Por vía de Policarpo Patiño, el Supremo, gestó la funesta idea de decretar su muerte, y así determinar la reacción de sus adversarios, deseosos de sustituirle, pero desprovistos de las pericias indispensables “alcanzadas” en 26 años de gobierno. Augusto Roa Bastos dejó claramente establecido el carácter insustituible del caudillo, sus manías y un libro, revelador de las destrezas de Rodríguez de Francia.
Aunque el paraguayo, premio Cervantes (1989) publicara en Argentina esa radiografía excepcional, transformada en novela, no cesa el hábito en pleno siglo 21: la resistencia al cambio.
La noción de “pericia” anda enlazada con atribuirle a franjas exquisitas el criterio de que, ellos y nadie más, pueden desempeñar correctamente las tareas públicas. Por eso, en la medida que la madurez democrática descansó en la fuerza de los votos como factor de legitimación, cada vez que el impulso de las masas validó opciones políticas divorciadas de los esquemas tradicionales para el desempeño gubernamental, se construyó un argumento descalificador afincado en la inexperiencia y/o noviciado.
Cuando el perfume social no se sentía contento con Juan Domingo Perón, el calificativo de “descamisado” sirvió de etiqueta para seducir los núcleos ciudadanos excluidos y adictos al nuevo mesías. Aquí, los intentos de darle un tinte de “tigueraje” a la propuesta electoral amparada en la voluntad del cambio sin violencia en el año 1978, reflejó el deseo de una élite civil y militar asociada a la sangre y el robo.

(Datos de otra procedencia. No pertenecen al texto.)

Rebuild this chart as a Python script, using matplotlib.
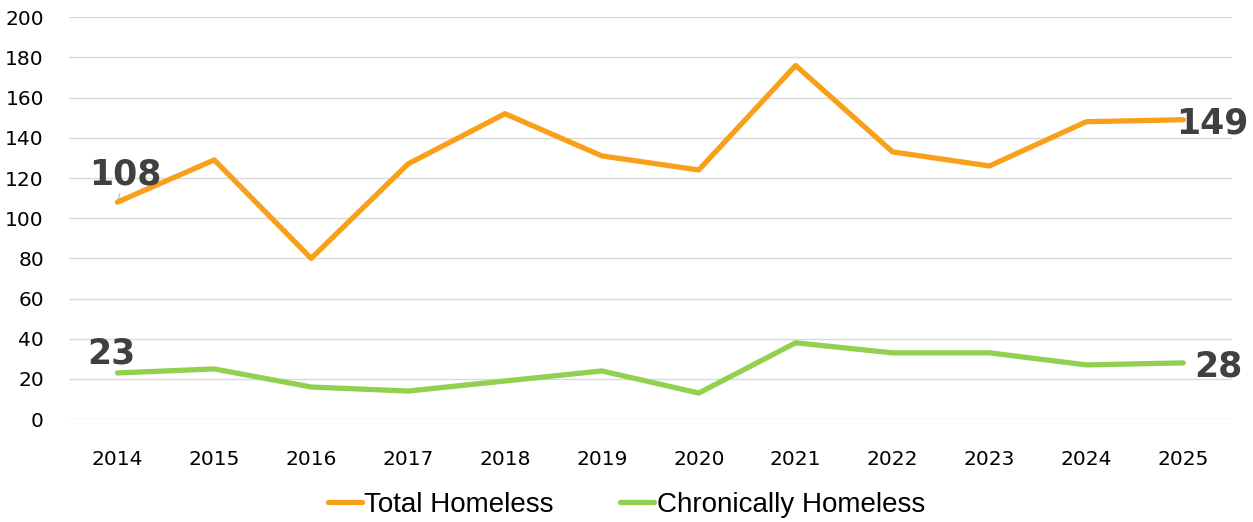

Hace solo unos días, los bolivianos tuvieron que decidir sobre su futuro, pero el derrocamiento de Evo Morales y la imposibilidad de presentarse de candidato, exhibió una de las tantas ironías de la tradición política en el continente, pues la base electoral del MAS, calificada de “cholos” por los clanes económicamente hegemónicos, logró una verdadera simpatía en los sectores populares y finalmente, Luis Arce se impuso en las elecciones.
Resulta hasta risible, pero los que se reputan de amos de la pericia han sido los responsables de las profundas desigualdades, fragilidad institucional, prácticas de corrupción y decadencia del modelo democrático.
Ahora bien, la actual coyuntura representa una excelente oportunidad para reestructurar el sentido de las capacidades y destrezas en el terreno de lo gubernamental porque desde el vientre de los partidos con largos años en el poder no se tiene autoridad suficiente de impartir docencia sobre recetas correctas, pero si no superamos con buenas acciones las taras y falencias de los adversarios, la reacción normal es la nostalgia por el pasado.
¿Acaso tenían experiencia de Estado en 1996, los que hoy se califican de expertos y diestros en la conducción de las tareas públicas?
Europa comenzó a sentir los efectos de pactos democráticos inteligentes, desde el momento en que los españoles pusieron sus ojos en un jovencito, llamado Felipe González y su marcada inexperiencia representó la mejor opción para sepultar el franquismo. La factibilidad de colocar Sudáfrica en el mapa de las libertades sintió su punto de mayor racionalidad política, llenándose de gloria y colocando a Nelson Mandela como el corazón reconciliador de un país dividido por el apartheid.
Así como las relaciones matrimoniales apelan al factor tiempo como regla de estabilidad, el ritmo de una gestión requiere un proceso de adecuación no siempre entendido por una parte de los electores y regularmente bombardeado por los sectores que se sienten desplazados.
Las razones que condujeron a la victoria política del pasado 5 de julio tienen que ser interpretadas con astucia por las fuerzas que se articularon alrededor del cambio porque la capacidad de impugnación ciudadana y parámetros éticos en el desempeño no pueden reputarse producto del “momentum” electoral sino en el marco de referentes que no pueden volver atrás.
Los amos de la pericia andan pescando errores. Por eso, se demanda de un cuidado indispensable combinado con astucia y cultura política de talentos con mayor nivel de ponderación que no sean el resultado de mal creer que la fuerza mediática y azucaradas campañas de relaciones públicas sirven de inyección anestésica. No lo olviden, también en la conciencia ciudadana, llegó el cambio.